3. 5.3. Gradient-Based Optimization#

Optimization refers minimize or maximize a function \(f(x)\) by adjusting \(x\). (Minimization is standard; maximization is achieved by minimizing \(−f(x)\))

Function to optimize: objective function (also called cost, loss, or error function).

\(x^∗=\) arg min \(f(x)\)

Suppose we have a function y= f(x), where both x and y are real numbers.

The derivative indicates how a small change in \(x\) affects y:

\(f(x+\epsilon)\approx f(x)+\epsilon f^′(x)\)

This property is useful for minimizing f(x) as it shows how to adjust x to reduce y.

Gradient Descent:

A technique to minimize \(f(x)\) by moving \(x\) in small steps opposite to the sign of the derivative.

\(f(x-\epsilon \text{sign}(f'(x)))< f(x)\text{ for small }\epsilon\)

\[\begin{split}\text{sign}(x)=\left\{\begin{aligned}-1,\quad \text{if }x<0\\0,\quad \text{if }x=0\\1,\quad \text{if }x>0\end{aligned}\right.\end{split}\]

For functions with multiple inputs, we must make use of the concept of partial derivatives. The partial derivative \(\frac{\partial }{\partial x_i}f(x)\) measures how \(f\) changes as only the variable \(x_i\) increases at point \(x\). The gradient generalizes the notion of derivative to the case where the derivative is with respect to a vector: the gradient of \(f\) is the vector containing all the partial derivatives, denoted \(\nabla xf(x)\). Element \(i\) of the gradient is the partial derivative of \(f\) with respect to \(x_i\).

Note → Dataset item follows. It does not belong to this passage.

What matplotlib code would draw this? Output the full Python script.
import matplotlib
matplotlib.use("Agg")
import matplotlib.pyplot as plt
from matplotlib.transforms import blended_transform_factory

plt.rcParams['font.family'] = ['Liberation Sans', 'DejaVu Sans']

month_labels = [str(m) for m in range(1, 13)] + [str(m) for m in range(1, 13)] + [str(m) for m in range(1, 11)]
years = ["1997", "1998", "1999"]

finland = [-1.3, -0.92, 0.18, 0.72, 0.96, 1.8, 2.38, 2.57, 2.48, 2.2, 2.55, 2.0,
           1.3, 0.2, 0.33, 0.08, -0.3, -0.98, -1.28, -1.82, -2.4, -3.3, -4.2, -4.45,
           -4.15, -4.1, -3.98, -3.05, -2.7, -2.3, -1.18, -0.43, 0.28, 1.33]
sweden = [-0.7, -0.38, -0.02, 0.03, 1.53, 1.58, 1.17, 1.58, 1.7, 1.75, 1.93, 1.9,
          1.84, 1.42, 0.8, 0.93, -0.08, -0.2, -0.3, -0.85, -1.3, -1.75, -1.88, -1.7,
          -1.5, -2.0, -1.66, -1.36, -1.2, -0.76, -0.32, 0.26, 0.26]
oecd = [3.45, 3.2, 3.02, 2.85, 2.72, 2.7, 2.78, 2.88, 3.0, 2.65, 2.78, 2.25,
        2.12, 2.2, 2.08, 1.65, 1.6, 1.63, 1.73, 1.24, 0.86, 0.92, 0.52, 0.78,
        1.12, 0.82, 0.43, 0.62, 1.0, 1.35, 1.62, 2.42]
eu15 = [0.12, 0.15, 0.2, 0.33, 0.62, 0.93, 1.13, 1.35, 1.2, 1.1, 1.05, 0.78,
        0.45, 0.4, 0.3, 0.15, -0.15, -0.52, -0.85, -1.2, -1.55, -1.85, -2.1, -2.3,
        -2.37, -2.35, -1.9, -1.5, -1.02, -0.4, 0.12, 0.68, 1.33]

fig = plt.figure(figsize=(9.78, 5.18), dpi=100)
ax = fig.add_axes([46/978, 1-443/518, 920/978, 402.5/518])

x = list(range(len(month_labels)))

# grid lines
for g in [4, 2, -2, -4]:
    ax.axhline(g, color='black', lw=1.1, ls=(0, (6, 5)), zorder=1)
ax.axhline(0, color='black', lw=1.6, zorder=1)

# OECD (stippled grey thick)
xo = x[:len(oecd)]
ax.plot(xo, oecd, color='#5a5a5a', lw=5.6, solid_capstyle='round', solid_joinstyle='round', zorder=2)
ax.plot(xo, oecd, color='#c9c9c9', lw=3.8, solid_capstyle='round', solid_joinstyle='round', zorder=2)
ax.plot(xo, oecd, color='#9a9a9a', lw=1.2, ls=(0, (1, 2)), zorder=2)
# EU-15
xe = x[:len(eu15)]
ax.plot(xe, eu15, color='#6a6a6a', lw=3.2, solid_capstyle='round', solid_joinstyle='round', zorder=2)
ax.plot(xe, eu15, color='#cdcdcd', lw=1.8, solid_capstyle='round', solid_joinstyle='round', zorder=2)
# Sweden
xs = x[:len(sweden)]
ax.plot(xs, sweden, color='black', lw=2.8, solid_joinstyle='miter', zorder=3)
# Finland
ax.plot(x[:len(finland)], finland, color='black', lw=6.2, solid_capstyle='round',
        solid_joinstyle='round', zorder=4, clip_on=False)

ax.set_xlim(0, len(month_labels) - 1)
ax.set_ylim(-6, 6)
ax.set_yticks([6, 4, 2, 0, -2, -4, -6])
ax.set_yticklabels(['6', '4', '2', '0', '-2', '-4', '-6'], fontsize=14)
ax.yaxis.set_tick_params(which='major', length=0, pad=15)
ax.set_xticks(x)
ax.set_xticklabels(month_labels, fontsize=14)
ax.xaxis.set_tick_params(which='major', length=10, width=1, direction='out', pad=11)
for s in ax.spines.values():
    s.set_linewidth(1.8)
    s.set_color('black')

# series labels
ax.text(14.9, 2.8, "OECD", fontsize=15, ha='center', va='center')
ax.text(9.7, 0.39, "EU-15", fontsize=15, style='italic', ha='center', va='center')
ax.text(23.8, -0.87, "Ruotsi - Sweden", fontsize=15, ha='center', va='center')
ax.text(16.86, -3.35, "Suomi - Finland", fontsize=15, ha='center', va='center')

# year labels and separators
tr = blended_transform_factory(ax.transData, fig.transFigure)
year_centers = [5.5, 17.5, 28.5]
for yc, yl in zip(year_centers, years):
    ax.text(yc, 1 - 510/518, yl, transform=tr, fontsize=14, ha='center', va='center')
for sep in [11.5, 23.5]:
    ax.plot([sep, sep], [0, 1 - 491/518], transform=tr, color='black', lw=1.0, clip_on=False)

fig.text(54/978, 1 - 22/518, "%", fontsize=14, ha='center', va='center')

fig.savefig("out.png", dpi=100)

In multiple dimensions, critical points are points where every element of the gradient is equal to zero.

The directional derivative in direction \(u\) (a unit vector) is the slope of the function \(f\) in direction \(u\).

gradient descent/method of steepest descent

\[x'=x-\epsilon\nabla_x f(x)\]

Where:

\(\epsilon\) is the learning rate, a positive scalar determining the size of the step.

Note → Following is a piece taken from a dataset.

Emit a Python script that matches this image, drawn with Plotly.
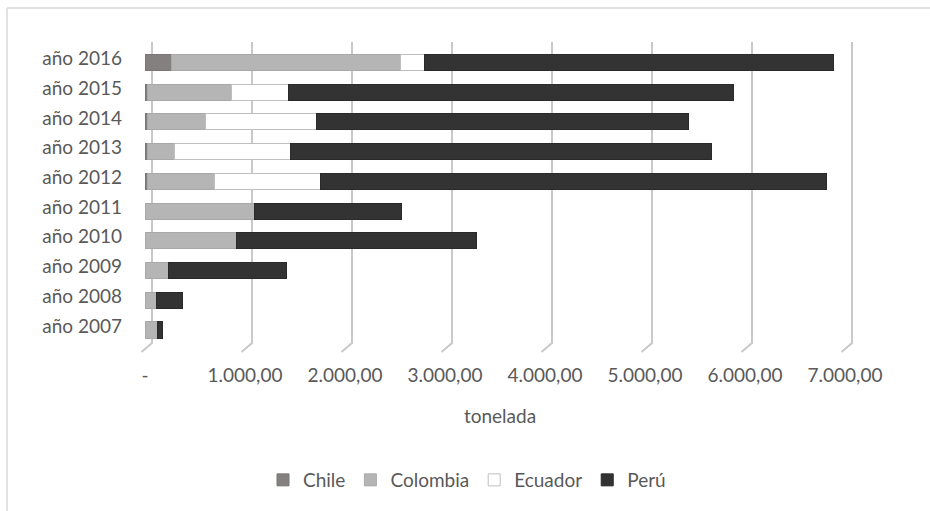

We can choose ϵin several diﬀerent ways.

set \(\epsilon\) to a small constant, Sometimes, we can solve for the step size that makes the directional derivative vanish.
Evaluate \(f(x-\epsilon \nabla_x f(x))\) for several values of \(\epsilon\) and choose the one that results in the smallest objective function value. Which is called line search.